Not everyone is as pleased with the proposed legislation.
Eric Glatt is a lawyer and a former unpaid intern on the set of the film “Black Swan” who helped bring a landmark class-action lawsuit against Fox Searchlight, accusing the film company of widespread wage theft. He said the slew of congressional legislation is well-intentioned, but may not go far enough.
The way the bill that covers the private sector defines intern — “an individual who performs uncompensated voluntary service for an employer, to earn credit awarded by an educational institution or to learn a trade or occupation” — could have the unintended consequence of excluding certain people from protections.
“I think the definition of intern doesn’t reflect the reality of the current intern labor marketplace,” Glatt said. “A lot of interns aren’t there to learn, they’re there to work and get their foot in the door.”
Companies sometimes misclassify workers as interns in order to save on labor costs. Under the current text of the legislation, Glatt worried, someone who’s classified as an intern by their boss but doesn’t meet the bill’s definition could be excluded from coverage. The U.S. Department of Labor has a six-point test to determine when unpaid internships are allowed, but employers often violate it, Glatt noted.
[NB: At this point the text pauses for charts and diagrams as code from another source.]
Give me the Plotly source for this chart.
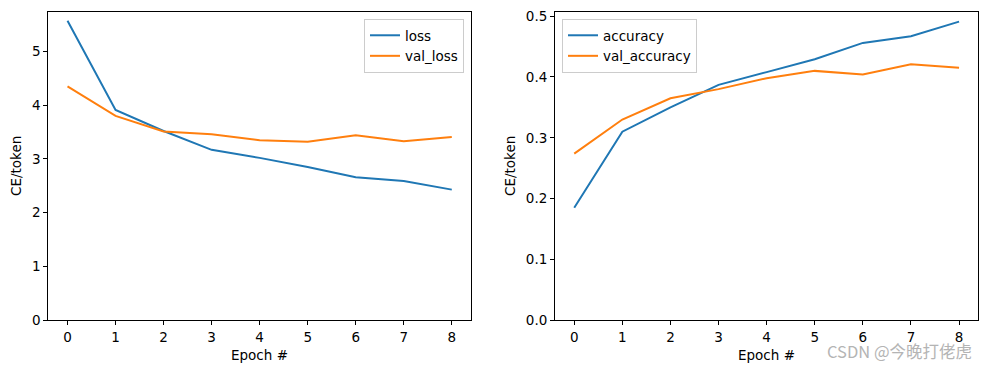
import plotly.graph_objects as go

epochs = [0, 1, 2, 3, 4, 5, 6, 7, 8]
loss = [5.57, 3.91, 3.52, 3.17, 3.02, 2.85, 2.66, 2.59, 2.43]
val_loss = [4.35, 3.80, 3.51, 3.46, 3.35, 3.32, 3.44, 3.33, 3.41]
accuracy = [0.185, 0.310, 0.350, 0.387, 0.408, 0.429, 0.456, 0.467, 0.491]
val_accuracy = [0.274, 0.330, 0.365, 0.380, 0.398, 0.410, 0.404, 0.421, 0.415]

BLUE = "#1f77b4"
ORANGE = "#ff7f0e"
FONT = "DejaVu Sans"
FS = 13.5

# page body has an 8px default margin; size the figure to fit inside it
OFF = 8
W, H = 988 - 2 * OFF, 373 - 2 * OFF


def px(x):
    return (x - OFF) / W


def py(y):
    return 1 - (y - OFF) / H


fig = go.Figure()
fig.add_trace(go.Scatter(x=epochs, y=loss, mode="lines", name="loss",
                         line=dict(color=BLUE, width=2), xaxis="x", yaxis="y", legend="legend"))
fig.add_trace(go.Scatter(x=epochs, y=val_loss, mode="lines", name="val_loss",
                         line=dict(color=ORANGE, width=2), xaxis="x", yaxis="y", legend="legend"))
fig.add_trace(go.Scatter(x=epochs, y=accuracy, mode="lines", name="accuracy",
                         line=dict(color=BLUE, width=2), xaxis="x2", yaxis="y2", legend="legend2"))
fig.add_trace(go.Scatter(x=epochs, y=val_accuracy, mode="lines", name="val_accuracy",
                         line=dict(color=ORANGE, width=2), xaxis="x2", yaxis="y2", legend="legend2"))


def ymax(vals):
    lo, hi = min(vals), max(vals)
    return hi + 0.05 * (hi - lo)


axis_common = dict(showline=True, mirror=True, linecolor="black", linewidth=1,
                   ticks="outside", ticklen=4, tickcolor="black", tickwidth=1,
                   showgrid=False, zeroline=False, automargin=False,
                   ticklabeloverflow="allow",
                   tickfont=dict(family=FONT, size=FS, color="black"))

ydom = [py(320.3), py(12.3)]

fig.update_layout(
    width=W, height=H, autosize=False,
    margin=dict(l=0, r=0, t=0, b=0, autoexpand=False),
    paper_bgcolor="white", plot_bgcolor="white",
    font=dict(family=FONT, size=FS, color="black"),
    xaxis=dict(domain=[px(48.3), px(471)], range=[-0.4, 8.4], tickvals=epochs,
               anchor="y", **axis_common),
    yaxis=dict(domain=ydom, range=[0, ymax(loss + val_loss)], tickvals=[0, 1, 2, 3, 4, 5],
               anchor="x", **axis_common),
    xaxis2=dict(domain=[px(555), px(978.3)], range=[-0.4, 8.4], tickvals=epochs,
                anchor="y2", **axis_common),
    yaxis2=dict(domain=ydom, range=[0, ymax(accuracy + val_accuracy)],
                tickvals=[0, 0.1, 0.2, 0.3, 0.4, 0.5], tickformat=".1f",
                anchor="x2", **axis_common),
    legend=dict(x=px(464), y=py(19), xanchor="right", yanchor="top",
                bgcolor="rgba(255,255,255,0.8)", bordercolor="#cccccc", borderwidth=1,
                font=dict(family=FONT, size=FS), tracegroupgap=0,
                itemwidth=30),
    legend2=dict(x=px(562), y=py(19), xanchor="left", yanchor="top",
                 bgcolor="rgba(255,255,255,0.8)", bordercolor="#cccccc", borderwidth=1,
                 font=dict(family=FONT, size=FS), tracegroupgap=0,
                 itemwidth=30),
    showlegend=True,
)

annots = [
    dict(text="Epoch #", x=px((48.3 + 471) / 2), y=py(355)),
    dict(text="Epoch #", x=px((555 + 978.3) / 2), y=py(355)),
    dict(text="CE/token", x=px(16), y=py(166), textangle=-90),
    dict(text="CE/token", x=px(510), y=py(166), textangle=-90),
]
for a in annots:
    fig.add_annotation(xref="paper", yref="paper", showarrow=False,
                       xanchor="center", yanchor="middle",
                       font=dict(family=FONT, size=FS, color="black"), **a)

fig.add_annotation(xref="paper", yref="paper", showarrow=False,
                   x=px(973), y=py(364), xanchor="right", yanchor="bottom",
                   borderpad=0,
                   text="CSDN @今晚打佬虎",
                   font=dict(family="Noto Sans CJK SC", size=16.5, color="#b4b4b4"))

fig.write_html("out.html")
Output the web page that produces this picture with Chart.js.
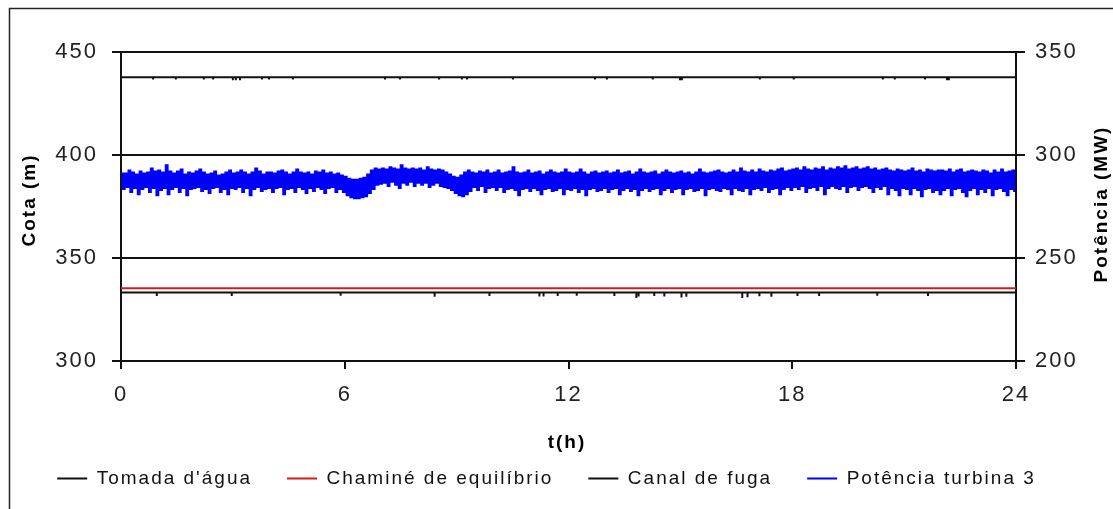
<!DOCTYPE html>
<html>
<head>
<meta charset="utf-8">
<script src="https://cdn.jsdelivr.net/npm/chart.js@4"></script>
<style>
    html, body { margin: 0; padding: 0; background: #fff; }
    #wrap { width: 1113px; height: 509px; position: relative; }
</style>
</head>
<body>
<div id="wrap"><canvas id="chart"></canvas></div>
<script>
// levels in m (left axis)
const tomadaLevel = 437.8;
const chamineLevel = 335.3;
const canalLevel = 333.2;

// short downward blips on the constant lines: time (h) and value (m)
const tomadaDipT = [0.86, 1.47, 2.22, 2.47, 3.0, 3.08, 3.19, 3.78, 3.97, 4.61, 7.08, 7.48, 8.53, 9.14, 9.28, 10.51,
    12.71, 13.03, 14.26, 14.99, 15.04, 17.13, 18.04, 20.43, 20.75, 21.56, 22.15, 22.2];
const tomadaDipY = [436.6, 436.6, 436.6, 436.6, 436.3, 436.3, 436.3, 436.6, 436.6, 436.6, 436.6, 436.6, 436.6, 436.6, 436.6, 436.6,
    436.6, 436.6, 436.6, 436.3, 436.3, 436.6, 436.6, 436.6, 436.6, 436.6, 436.3, 436.3];

const canalDipT = [0.96, 2.97, 5.89, 8.41, 9.88, 11.22, 11.33, 11.71, 12.22, 13.23, 13.82, 13.88, 14.30, 14.57, 15.03, 15.16,
    16.66, 16.80, 17.12, 17.44, 18.14, 18.72, 20.28, 21.64];
const canalDipY = [331.6, 331.6, 331.7, 331.2, 331.5, 331.3, 331.3, 331.6, 331.7, 331.6, 330.6, 331.3, 331.5, 331.3, 330.8, 331.2,
    330.6, 331.0, 331.4, 331.2, 331.6, 331.6, 331.7, 331.5];

// turbine 3 power (MW, right axis): upper and lower envelope every 0.1 h
const potHigh = [
    291, 291, 292.5, 291.5, 290.5, 292, 291, 291.5, 293.5, 292,
    292.5, 291.5, 295, 292, 291, 292, 293, 290.5, 291.5, 291,
    292, 293, 291.5, 290.5, 291, 292, 290, 290.5, 291.5, 292.5,
    291, 291.5, 292.5, 291.5, 290.5, 291.5, 293.5, 292, 290.5, 291.5,
    291.5, 291, 292, 292.5, 291.5, 290.5, 291.5, 293, 291.5, 291,
    291.5, 290.5, 292, 291.5, 292.5, 291, 291.5, 290.5, 291, 290,
    289.5, 288.5, 288, 288, 288.5, 289, 290.5, 292.5, 293.5, 293,
    293.5, 293, 294, 293.5, 293, 295, 293.5, 293, 293.5, 293,
    293.5, 292.5, 294, 293, 292.5, 293, 292.5, 291.5, 290.5, 289.5,
    289, 290, 291.5, 292.5, 291.5, 291, 292, 291.5, 292.5, 291,
    291.5, 292.5, 291, 291.5, 292, 294, 291.5, 291, 291.5, 292.5,
    291, 291.5, 292, 290.5, 291.5, 292.5, 291.5, 291, 291.5, 293,
    291.5, 291, 291.5, 293, 291.5, 290.5, 291.5, 292, 291, 291.5,
    292, 291, 291.5, 292.5, 291, 291.5, 292, 290.5, 291.5, 293,
    291.5, 291, 291.5, 292, 290.5, 291.5, 292.5, 291.5, 291, 291.5,
    292, 291, 291.5, 290.5, 291.5, 293, 291.5, 291, 291.5, 292,
    292.5, 291.5, 291, 291.5, 292.5, 291.5, 293.5, 292, 291.5, 292.5,
    291.5, 293, 292, 291.5, 292.5, 292, 293, 293.5, 292, 292.5,
    293, 293.5, 292.5, 294, 293, 292.5, 293.5, 293, 294, 292.5,
    293.5, 293, 294, 293.5, 294.5, 293, 293.5, 294, 293, 293.5,
    294, 293, 293.5, 292.5, 293, 293.5, 292.5, 292, 293, 292.5,
    292, 292.5, 293.5, 292, 292.5, 291.5, 293, 292.5, 292, 292.5,
    292.5, 292, 293, 291.5, 292.5, 293, 291.5, 292, 292.5, 292,
    291.5, 292.5, 292, 291, 292.5, 291.5, 293, 291.5, 292, 292.5
];
const potLow = [
    283.5, 284.5, 282, 284, 281, 283.5, 284.5, 282, 284, 280.5,
    283, 284, 281, 283.5, 284.5, 282, 284, 280.5, 283.5, 284,
    284.5, 282.5, 283.5, 281.5, 284, 284.5, 282, 283.5, 281, 284,
    283.5, 284.5, 282, 284, 280.5, 283.5, 284.5, 282.5, 283.5, 284,
    282, 284, 284.5, 281, 283.5, 284, 282, 284.5, 283.5, 281.5,
    284, 282.5, 284.5, 283.5, 281.5, 284, 284.5, 282, 283.5, 282,
    280.5, 279.5, 279, 279, 279.5, 280, 281.5, 283.5, 285.5, 286,
    286.5, 285, 287, 285.5, 284, 286.5, 285.5, 287, 285, 286.5,
    285.5, 286.5, 284.5, 285.5, 286.5, 285, 284.5, 284, 283, 281.5,
    280.5, 280, 281, 282.5, 284.5, 283, 285, 282, 284, 284.5,
    283, 284.5, 282, 283.5, 284, 283, 280.5, 283.5, 284, 282.5,
    284, 283, 281, 283.5, 284, 282.5, 283, 284, 281, 283.5,
    283, 284, 282, 283.5, 280.5, 283.5, 284, 282.5, 283, 284,
    282, 283.5, 284, 281, 283, 284, 282.5, 283.5, 280.5, 283,
    284, 282.5, 283.5, 284, 281, 283, 284, 282, 283.5, 284,
    281, 283.5, 284, 282.5, 283, 284, 280.5, 283.5, 284, 283,
    282.5, 284, 283.5, 281, 284, 283, 282.5, 284, 281, 283.5,
    284, 283, 284.5, 282, 283.5, 284, 281, 283.5, 284.5, 283,
    284.5, 283.5, 285, 282, 284, 284.5, 283, 285, 281, 284,
    285, 284, 283.5, 285, 282, 284.5, 285, 283, 284.5, 285,
    284, 282, 284.5, 283.5, 285, 281, 284, 283, 280.5, 284,
    283.5, 281, 284, 283, 280, 283.5, 284, 282, 283, 281,
    283, 284, 280.5, 283.5, 284, 282, 280, 283, 284, 281,
    283.5, 282, 284, 280.5, 283.5, 284, 282.5, 280.5, 283.5, 282
];

const xTicks = [0, 6, 12, 18, 24];
const seriesNames = ["Tomada d'água", "Chaminé de equilíbrio", "Canal de fuga", "Potência turbina 3"];

function levelWithDips(level, dipT, dipY) {
    let pts = [{x: 0, y: level}];
    dipT.forEach(function (t, i) {
        pts.push({x: t, y: level}, {x: t, y: dipY[i]}, {x: t, y: level});
    });
    pts.push({x: 24, y: level});
    return pts;
}

let potData = [];
potHigh.forEach(function (v, i) {
    potData.push({x: i * 0.1, y: v});
    potData.push({x: i * 0.1 + 0.05, y: potLow[i]});
});

const FONT = "'Liberation Sans', Arial, sans-serif";
const SPACING = "2px";

const spacingPlugin = {
    id: "spacing",
    beforeUpdate: function (chart) { chart.ctx.letterSpacing = SPACING; },
    beforeLayout: function (chart) { chart.ctx.letterSpacing = SPACING; },
    beforeDraw: function (chart) { chart.ctx.letterSpacing = SPACING; }
};

const decorPlugin = {
    id: "decor",
    afterDraw: function (chart) {
        let ctx = chart.ctx;
        ctx.save();
        ctx.letterSpacing = "2px";
        ctx.fillStyle = "#000";
        ctx.font = "bold 19px " + FONT;
        ctx.textAlign = "center";
        ctx.textBaseline = "middle";

        ctx.save();
        ctx.translate(30, 200);
        ctx.rotate(-Math.PI / 2);
        ctx.fillText("Cota (m)", 0, 0);
        ctx.restore();

        ctx.save();
        ctx.translate(1102, 204);
        ctx.rotate(-Math.PI / 2);
        ctx.fillText("Potência (MW)", 0, 0);
        ctx.restore();

        ctx.fillText("t(h)", 567, 443);

        // outer frame
        ctx.strokeStyle = "#222";
        ctx.lineWidth = 1.5;
        ctx.beginPath();
        ctx.moveTo(9.5, 509);
        ctx.lineTo(9.5, 8.5);
        ctx.lineTo(1113, 8.5);
        ctx.stroke();
        ctx.restore();
    }
};

new Chart(document.getElementById("chart").getContext("2d"), {
    type: "line",
    data: {
        datasets: [{
            label: seriesNames[0],
            data: levelWithDips(tomadaLevel, tomadaDipT, tomadaDipY),
            borderColor: "#111",
            backgroundColor: "#111",
            borderWidth: 2,
            yAxisID: "y"
        }, {
            label: seriesNames[1],
            data: [{x: 0, y: chamineLevel}, {x: 24, y: chamineLevel}],
            borderColor: "#d41a1a",
            backgroundColor: "#d41a1a",
            borderWidth: 2,
            yAxisID: "y"
        }, {
            label: seriesNames[2],
            data: levelWithDips(canalLevel, canalDipT, canalDipY),
            borderColor: "#111",
            backgroundColor: "#111",
            borderWidth: 2,
            yAxisID: "y"
        }, {
            label: seriesNames[3],
            data: potData,
            borderColor: "#0000ff",
            backgroundColor: "#0000ff",
            borderWidth: 2,
            stepped: true,
            yAxisID: "y2"
        }]
    },
    options: {
        responsive: true,
        maintainAspectRatio: false,
        animation: false,
        parsing: false,
        elements: {
            point: {radius: 0, hoverRadius: 0},
            line: {tension: 0}
        },
        layout: {
            padding: {top: 52, left: 0, right: 20, bottom: 11}
        },
        scales: {
            x: {
                type: "linear",
                min: 0,
                max: 24,
                afterBuildTicks: function (scale) {
                    scale.ticks = xTicks.map(function (v) { return {value: v}; });
                },
                afterFit: function (scale) { scale.height = 73; },
                grid: {drawOnChartArea: false, drawTicks: true, tickLength: 8, color: "#111", lineWidth: 2},
                border: {display: true, color: "#111", width: 2},
                ticks: {color: "#222", font: {family: FONT, size: 22}, padding: 13, maxRotation: 0}
            },
            y: {
                position: "left",
                min: 300,
                max: 450,
                afterFit: function (scale) { scale.width = 121; },
                grid: {color: "#111", lineWidth: 2, tickLength: 9},
                border: {display: true, color: "#111", width: 2},
                ticks: {stepSize: 50, color: "#222", font: {family: FONT, size: 22}, padding: 14}
            },
            y2: {
                position: "right",
                min: 200,
                max: 350,
                afterFit: function (scale) { scale.width = 77; },
                grid: {drawOnChartArea: false, color: "#111", lineWidth: 2, tickLength: 9},
                border: {display: true, color: "#111", width: 2},
                ticks: {stepSize: 50, color: "#222", font: {family: FONT, size: 22}, padding: 10}
            }
        },
        plugins: {
            tooltip: {enabled: false},
            legend: {
                position: "bottom",
                labels: {
                    color: "#111",
                    font: {family: FONT, size: 19},
                    boxWidth: 30,
                    boxHeight: 2,
                    padding: 35,
                    generateLabels: function (chart) {
                        let items = Chart.defaults.plugins.legend.labels.generateLabels(chart);
                        items.forEach(function (item) {
                            item.lineWidth = 0;
                            item.fillStyle = item.strokeStyle;
                        });
                        return items;
                    }
                }
            }
        }
    },
    plugins: [spacingPlugin, decorPlugin]
});
</script>
</body>
</html>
Ross Perlin also bemoaned the lack of adequate wage protections for interns, but called the bill an “important first step” for securing “intern rights.”
Congressman Bobby Scott, who also serves as the ranking member on the House Committee on Education and the Workforce, applauded House Speaker Paul Ryan for allowing a vote on the federal intern bill last week. “Given the unanimous adoption of the Federal Intern Protection Act, perhaps it will persuade our committee leadership to take up H.R. 3232, the Unpaid Intern Protection Act,” he said.